In my relentless pursuit of off grid hot tub perfection, I have gotten a heat exchanger so that I can run glycol through my evacuated tube array instead of water. Brominated or chlorinated water isn't good for the copper manifold. It is an extra hassle but the array wasn't cheap.

Of course, having a closed side to the system requires some kind of consideration for expansion and over pressure relief. So, my first thought on how to go about this is to get a automotive radiator cap and do it like they do in cars. Have a container for over flow and pressure release if needed, as well as allowing coolant back in when everything cools down and contracts.

Opinions? Think this will work? And if so, what is the easiest way to get or make a radiator cap seat? I don't have rigs with a brass neck any more and I can't seem to find one yet. EDIT: Found one easy peasy.

Thanks!

Jonathan

OperaHouse:
Well, all the new vehicles have expansion tanks and that would solve two problems.  Besides a space to expand to it gives you something to screw that cap on.

Ungrounded Lightning Rod:
Doesn't the cap have to be at the high point, to remove air bubbles?

And then doesn't the overflow reservoir need to be only a feet below it, so the refill on cooling doesn't cavitate and the vacuum pulled isn't strong enough to cause damage?  (It will pull about one PSI of vacuum per two feet of height difference between the pressure cap and the surface of the liquid in the reservoir.)

I think you'll need to position the line and the reservoir so they are shaded, so the sun doesn't rot the hose or the plastic (which are designed to live in the engine compartment, which is shded all the time.)

Other than that it should work just fine.

(I was thinking about using the same approach for a chillwater line from an external chiller to a heat exchanger in the furnace air plenum.)

Eraser3000:
I run my closed system with a few expansion tanks.
The just need to be sized properly for the amount of volume of fluid you have in your system.  This way you can run with no oxygen being added every cycle.

Eraser

tanner0441:
Hi

Look at expansion tanks and accumulators for unvented central heating systems. they run at one and a half Bar. They consist of a sealed tank with a diaphragm across making two chambers.
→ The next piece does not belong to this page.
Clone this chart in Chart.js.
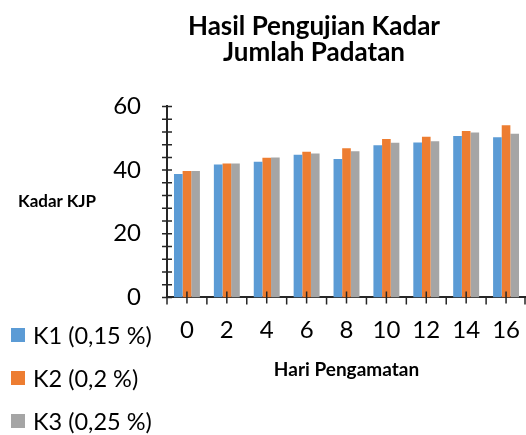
<!DOCTYPE html>
<html lang="id">
<head>
<meta charset="UTF-8">
<title>Hasil Pengujian Kadar Jumlah Padatan</title>
<script src="https://cdn.jsdelivr.net/npm/chart.js@4"></script>
<style>
    body { margin: 0; background: #fff; }
    #wrap { position: relative; width: 526px; height: 435px; font-family: Lato, sans-serif; }
    #chart { position: absolute; left: 0; top: 0; }
    .ytitle { position: absolute; left: 18px; top: 190px; font-weight: bold; font-size: 17px; color: #000; }
    .legend { position: absolute; left: 11px; top: 313px; }
    .legend div { height: 43px; display: flex; align-items: center; font-size: 23.5px; color: #000; }
    .legend span.box { width: 14px; height: 14px; margin-right: 8px; display: inline-block; }
</style>
</head>
<body>
<div id="wrap">
    <canvas id="chart" width="526" height="435"></canvas>
    <div class="ytitle">Kadar KJP</div>
    <div class="legend" id="legend"></div>
</div>
<script>
    // data
    const days = ['0', '2', '4', '6', '8', '10', '12', '14', '16'];
    const k1 = [38.8, 41.8, 42.6, 44.8, 43.5, 47.8, 48.7, 50.7, 50.3];
    const k2 = [39.7, 42.1, 43.9, 45.8, 46.9, 49.8, 50.5, 52.3, 54.1];
    const k3 = [39.7, 42.1, 44.0, 45.2, 45.9, 48.6, 49.1, 51.8, 51.4];
    const seriesNames = ['K1 (0,15 %)', 'K2 (0,2 %)', 'K3 (0,25 %)'];
    const yLabels = [0, 20, 40, 60];

    const colors = ['#5B9BD5', '#ED7D31', '#A5A5A5'];
    const axisColor = '#262626';

    // legend as plain html on the left
    const legendEl = document.getElementById('legend');
    seriesNames.forEach((name, i) => {
        const row = document.createElement('div');
        row.innerHTML = `<span class="box" style="background:${colors[i]}"></span>${name}`;
        legendEl.appendChild(row);
    });

    // little tick marks that cross the axes, like the office chart
    const axisTicks = {
        id: 'axisTicks',
        afterDraw(chart) {
            const ctx = chart.ctx;
            const x = chart.scales.x, y = chart.scales.y;
            const x0 = chart.chartArea.left, yb = chart.chartArea.bottom;
            const half = (x.getPixelForValue(1) - x.getPixelForValue(0)) / 2;
            ctx.save();
            ctx.strokeStyle = axisColor;
            ctx.lineWidth = 1.5;
            ctx.beginPath();
            for (let v = 0; v <= 60; v += 4) {
                const py = y.getPixelForValue(v);
                ctx.moveTo(x0 - 5, py);
                ctx.lineTo(x0 + 5, py);
            }
            for (let i = 0; i < days.length; i++) {
                const c = x.getPixelForValue(i);
                ctx.moveTo(c, yb - 6);
                ctx.lineTo(c, yb + 6);
                ctx.moveTo(c - half, yb);
                ctx.lineTo(c - half, yb + 7);
                if (i === days.length - 1) {
                    ctx.moveTo(c + half - 1, yb);
                    ctx.lineTo(c + half - 1, yb + 7);
                }
            }
            ctx.stroke();
            ctx.restore();
        }
    };

    new Chart(document.getElementById('chart'), {
        type: 'bar',
        data: {
            labels: days,
            datasets: [
                { label: seriesNames[0], data: k1, backgroundColor: colors[0] },
                { label: seriesNames[1], data: k2, backgroundColor: colors[1] },
                { label: seriesNames[2], data: k3, backgroundColor: colors[2] }
            ]
        },
        options: {
            responsive: false,
            animation: false,
            layout: { padding: { left: 95, right: -7, top: 2, bottom: 54 } },
            datasets: { bar: { categoryPercentage: 0.65, barPercentage: 1.0 } },
            plugins: {
                legend: { display: false },
                tooltip: { enabled: false },
                title: {
                    display: true,
                    text: ['Hasil Pengujian Kadar', 'Jumlah Padatan'],
                    color: '#000',
                    font: { family: 'Lato', size: 26, weight: 'bold', lineHeight: 0.98 },
                    padding: { top: 12, bottom: 41.5 }
                }
            },
            scales: {
                x: {
                    grid: { display: false },
                    border: { display: true, color: axisColor, width: 2 },
                    afterFit(scale) { scale.paddingLeft = 0; scale.paddingRight = 0; },
                    ticks: { color: '#000', font: { family: 'Lato', size: 24 }, padding: 10, maxRotation: 0 },
                    title: {
                        display: true,
                        text: 'Hari Pengamatan',
                        color: '#000',
                        font: { family: 'Lato', size: 19, weight: 'bold' },
                        padding: { top: 4, bottom: 0 }
                    }
                },
                y: {
                    min: 0,
                    max: 60,
                    grid: { display: false },
                    border: { display: true, color: axisColor, width: 2 },
                    afterFit(scale) { scale.width = 72; },
                    ticks: {
                        stepSize: 4,
                        autoSkip: false,
                        color: '#000',
                        font: { family: 'Lato', size: 24 },
                        padding: 18,
                        callback: v => (yLabels.includes(v) ? v : '')
                    }
                }
            }
        },
        plugins: [axisTicks]
    });
</script>
</body>
</html>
The lower chamber goes to the circuit used for heating, the upper one has a schrader valve on the top to prepresurise the system. You could still need a pressure relief of some sort but they will operate at 1.5  to 2 Bar all day.

I am not sure what pressure you want to run at to prevent the glycol solution forming vapour locks. I would also have a pressure gauge somewhere on the system, also are you running as a thermosyphen  or pumped?